Cyber ransom is now seen as the top threat to IT systems, according to a recent survey by Advisen among cyber insurance buyers.
“Holding your network hostage for extortion” was voted the top risk. That was followed by business interruption caused by cyberattacks. Distributed denial of service (DDoS) attacks moved up the risk rankings significantly.
The financial impact, media fallout, and potential legal issues of such events also likely elevate cyber extortion events above cyber incidents that only cause business interruption,” the report said. “Since DDoS attacks and cyber extortion can both disrupt the normal flow of business operations, those possibilities are top of mind for risk managers.”
Covid-19 has also changed this year’s risk landscape. With many employees working from home, businesses are worried that some may inadvertently infect the organisation with malware. That could arise if staff click on links in phishing emails or visit bogus websites. In previous surveys, bringing one’s own device to work was seen as high risk – but that dropped to second lowest threat.
The survey also revealed gaps in staff training in many organisations. Less than a third assessed the cyber threat landscape monthly – with one in three doing so only annually.
“Despite recognizing the consequences stemming from cyber events, organizations may not realise how rapidly cyber risks can evolve,” the report said. Over the past twelve months, for example, ransomware actors have shifted to exfiltrating data from their targets. This has turned such events into both extortion/business interruption scenarios and potentially notifiable data breaches.

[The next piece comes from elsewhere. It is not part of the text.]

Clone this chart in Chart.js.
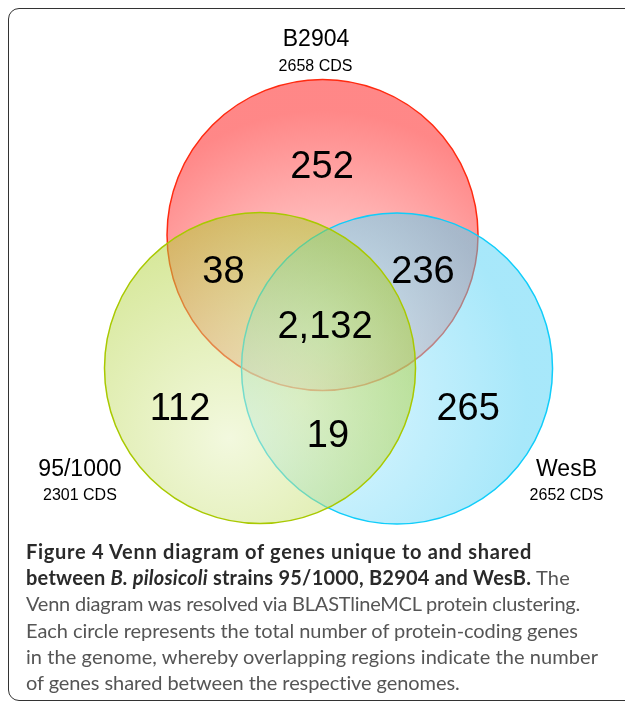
<!DOCTYPE html>
<html><head><meta charset="utf-8">
<script src="https://cdn.jsdelivr.net/npm/chart.js@4.4.1/dist/chart.umd.min.js"></script>
<style>
html,body{margin:0;padding:0;background:#fff;width:625px;height:702px;overflow:hidden}
#frame{position:absolute;left:8px;top:8px;width:660px;height:693px;border:1.6px solid #333;border-radius:11px;box-sizing:border-box}
#cap{position:absolute;left:26px;top:538px;font-family:Lato,'Open Sans',sans-serif;font-size:20px;line-height:26.2px;color:#555;white-space:nowrap}
#cap b{color:#2a2a2a}
#cap span.l{display:inline-block}
canvas{position:absolute;left:0;top:0}
</style></head>
<body>
<div id="frame"></div>
<canvas id="c" width="625" height="702"></canvas>
<div id="cap">
<div><span class="l"><b>Figure 4 Venn diagram of genes unique to and shared</b></span></div>
<div><span class="l"><b>between <i>B. pilosicoli</i> strains 95/1000, B2904 and WesB.</b> The</span></div>
<div><span class="l">Venn diagram was resolved via BLASTlineMCL protein clustering.</span></div>
<div><span class="l">Each circle represents the total number of protein-coding genes</span></div>
<div><span class="l">in the genome, whereby overlapping regions indicate the number</span></div>
<div><span class="l">of genes shared between the respective genomes.</span></div>
</div>
<script>
// ---- data ----
const setNames = ['B2904', '95/1000', 'WesB'];
const setCds = [2658, 2301, 2652];
const regionNames = ['B2904 only', 'B2904 & 95/1000', 'B2904 & WesB', 'all three', '95/1000 only', '95/1000 & WesB', 'WesB only'];
const regionCounts = [252, 38, 236, 2132, 112, 19, 265];

// ---- layout (units of one circle radius, origin at diagram centre) ----
const view = { xMin: -2.090, xMax: 1.929, yMin: -2.457, yMax: 2.058 };
const circleCenters = [[-0.016, 0.547], [-0.418, -0.309], [0.463, -0.312]];
const circleRadius = 1;
const regionAnchors = [[-0.019, 0.916], [-0.653, 0.241], [0.630, 0.241], [0.000, -0.113], [-0.932, -0.646], [0.019, -0.814], [0.920, -0.646]];
const setNameAnchors = [[-0.058, 1.762], [-1.576, -1.003], [1.553, -1.003]];
const setCdsAnchors = [[-0.061, 1.601], [-1.576, -1.158], [1.553, -1.158]];
const captionWidths = [506, 544, 554, 552, 572, 434];

// ---- styles ----
const strokeColors = ['#ff2a10', '#a9c900', '#10cdfa'];
const lightSpots = [[0, -0.65], [-0.2, -0.45], [-0.62, -0.2]];
const innerColors = ['rgba(255,219,219,0.55)', 'rgba(230,242,190,0.5)', 'rgba(197,239,255,0.5)'];
const outerColors = ['rgba(255,37,37,0.55)', 'rgba(169,205,40,0.5)', 'rgba(81,209,245,0.5)'];
const drawOrder = [3, 1, 2];

function pxRadius(chart) {
  const xs = chart.scales.x;
  if (!xs) return 0;
  const r = Math.abs(xs.getPixelForValue(circleRadius) - xs.getPixelForValue(0));
  return isFinite(r) ? r : 0;
}

function gradientFor(i) {
  return (ctx) => {
    const chart = ctx.chart;
    const xs = chart.scales.x, ys = chart.scales.y;
    const rpx = pxRadius(chart);
    if (!xs || !ys || !rpx) return outerColors[i];
    const [cx, cy] = circleCenters[i];
    const [dx, dy] = lightSpots[i];
    const gx = xs.getPixelForValue(cx + dx), gy = ys.getPixelForValue(cy + dy);
    if (!isFinite(gx) || !isFinite(gy)) return outerColors[i];
    const g = chart.ctx.createRadialGradient(gx, gy, 0, gx, gy, rpx * 1.45);
    g.addColorStop(0, innerColors[i]);
    g.addColorStop(1, outerColors[i]);
    return g;
  };
}

const datasets = setNames.map((name, i) => ({
  label: name,
  data: [{ x: circleCenters[i][0], y: circleCenters[i][1] }],
  order: drawOrder[i],
  showLine: false,
  pointBackgroundColor: gradientFor(i),
  pointBorderColor: strokeColors[i],
  pointBorderWidth: 1.5,
  pointRadius: (ctx) => pxRadius(ctx.chart),
  pointHoverRadius: (ctx) => pxRadius(ctx.chart),
  clip: false
}));

const textPlugin = {
  id: 'vennText',
  afterDatasetsDraw(chart) {
    const { ctx } = chart;
    const xs = chart.scales.x, ys = chart.scales.y;
    ctx.save();
    ctx.fillStyle = '#000';
    ctx.textAlign = 'center';
    ctx.textBaseline = 'alphabetic';
    ctx.font = '38px "Liberation Sans", Arial, sans-serif';
    regionCounts.forEach((c, i) => {
      ctx.fillText(c.toLocaleString('en-US'), xs.getPixelForValue(regionAnchors[i][0]), ys.getPixelForValue(regionAnchors[i][1]));
    });
    setNames.forEach((n, i) => {
      ctx.font = '23px "Liberation Sans", Arial, sans-serif';
      ctx.fillText(n, xs.getPixelForValue(setNameAnchors[i][0]), ys.getPixelForValue(setNameAnchors[i][1]));
      ctx.font = '16px "Liberation Sans", Arial, sans-serif';
      ctx.fillText(setCds[i] + ' CDS', xs.getPixelForValue(setCdsAnchors[i][0]), ys.getPixelForValue(setCdsAnchors[i][1]));
    });
    ctx.restore();
  }
};

new Chart(document.getElementById('c'), {
  type: 'scatter',
  data: { datasets },
  options: {
    responsive: false,
    animation: false,
    devicePixelRatio: 1,
    events: [],
    layout: { padding: 0 },
    plugins: { legend: { display: false }, tooltip: { enabled: false } },
    scales: {
      x: { type: 'linear', display: false, min: view.xMin, max: view.xMax },
      y: { type: 'linear', display: false, min: view.yMin, max: view.yMax }
    }
  },
  plugins: [textPlugin]
});

// fit caption lines to the widths seen in the figure
function fitCaption() {
  document.querySelectorAll('#cap span.l').forEach((s, i) => {
    s.style.letterSpacing = '0px';
    const w = s.getBoundingClientRect().width;
    const n = s.textContent.length;
    s.style.letterSpacing = ((captionWidths[i] - w) / n).toFixed(3) + 'px';
  });
}
fitCaption();
if (document.fonts && document.fonts.ready) document.fonts.ready.then(fitCaption);
</script>
</body></html>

“Assessing risk exposure should be performed annually at a minimum, but organisations should more regularly monitor for new threats in this changing environment,” it said.
Organisations are also struggling to comply with tougher IT security and data privacy regulations, according to a separate study by Telos Corporation – an IT business consultancy.
The survey, which poled 300 IT professionals, found that organisations spend an average of $3.5 million annually on compliance activities, with compliance audits consuming 58 working days each quarter.
Nearly all survey respondents (99 per cent) indicated their organisation would benefit from automating IT security and/or privacy compliance activities, citing expected benefits such as increased accuracy of evidence (54 per cent), reduced time spent being audited (51 per cent) and the ability to respond to audit evidence requests more quickly (50 per cent).